3. Ditch your all-or-nothing mindset.

The all-or-nothing approach to physical activity is common, Chicago-based personal trainer Stephanie Mansour, CPT, tells SELF. People either believe that they have to do a workout exactly how they imagined it—a full 60 minutes of cardio at 6 a.m., for example—and if any element of that plan falls apart (they wake up at 6:30 instead of 5:30, for instance), they’ll throw in the towel completely.

But having impossibly rigid standards doesn’t allow for any adaptation when life gets in the way. And it’s going to. When our too-high standards aren’t met, it leads to “a lot of discouragement and feeling overwhelmed,” explains Mansour.

So when things don’t go exactly as planned, instead of believing that you’ve blown your workout for the day, do as much as you can anyway—even if that’s only five or ten minutes, NYC-based certified strength and conditioning specialist Mike Clancy, CSCS, tells SELF. 

“Ten minutes is better than five, and five minutes is better than zero,” he explains. With this mindset, “It’s not about having a perfect workout every single time,” says Clancy. “It’s not a failure if you didn’t hit every target.” 

4. Enlist outside support.

Once you’ve hammered out some realistic goal setting, share it with someone, says Thompson—a friend, family member, coworker, neighbor, even all of Twitter if you want! The point is, sharing your exercise intentions with others can then help you stay accountable for actually following through on those goals. 

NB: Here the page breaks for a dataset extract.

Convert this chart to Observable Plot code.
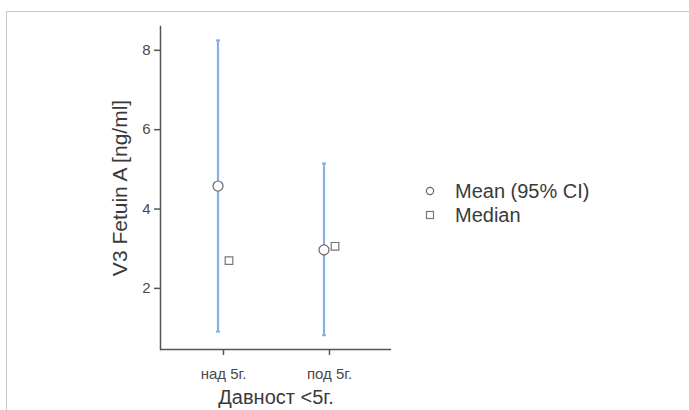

Additionally, by telling people your goals, they can often help you work toward them, says McArthur. Maybe your coworker will want to carpool to Tuesday night yoga,  perhaps your early-rising mom will give you pep talks before your morning workout or run, or maybe your next door neighbor will join you for at-home strength sessions. “Those are people who now know your goals,” says McArthur. “You can call them and get support on your bad days, and they can cheer you on on your good days.” And if they’re not into fitness themselves, maybe they have something else they’re working toward—and you can maintain a source of support for each other simply by checking in.

5. Accept that fact that you won’t always want to work out. And that’s totally normal.

Even the most motivated of exercisers will have days when they just really don’t want to hit the gym, NYC-based certified strength and conditioning specialist Mark DiSalvo, CSCS, tells SELF. On those days, avoid judging yourself or reading too much into the fact that you temporarily lost motivation to exercise. This nope-not-today is completely normal, adds Scantlebury, and understanding that up front can help you embrace those difficult feelings and move past them, rather than internalizing them or viewing them as signs of weakness.

6. Avoid making judgments about your day first thing in the morning.

Say you wake up after the weekend feeling stiff and lethargic. You remember you’ve signed up for a strength-training class that night and immediately begin dreading it. Your Monday workout motivation is totally shot. Yet instead of canceling it from your phone while still snuggled in bed, tell yourself that you’ll focus on simply getting through the work day and then reassess your workout plans when the time gets closer, says DiSalvo.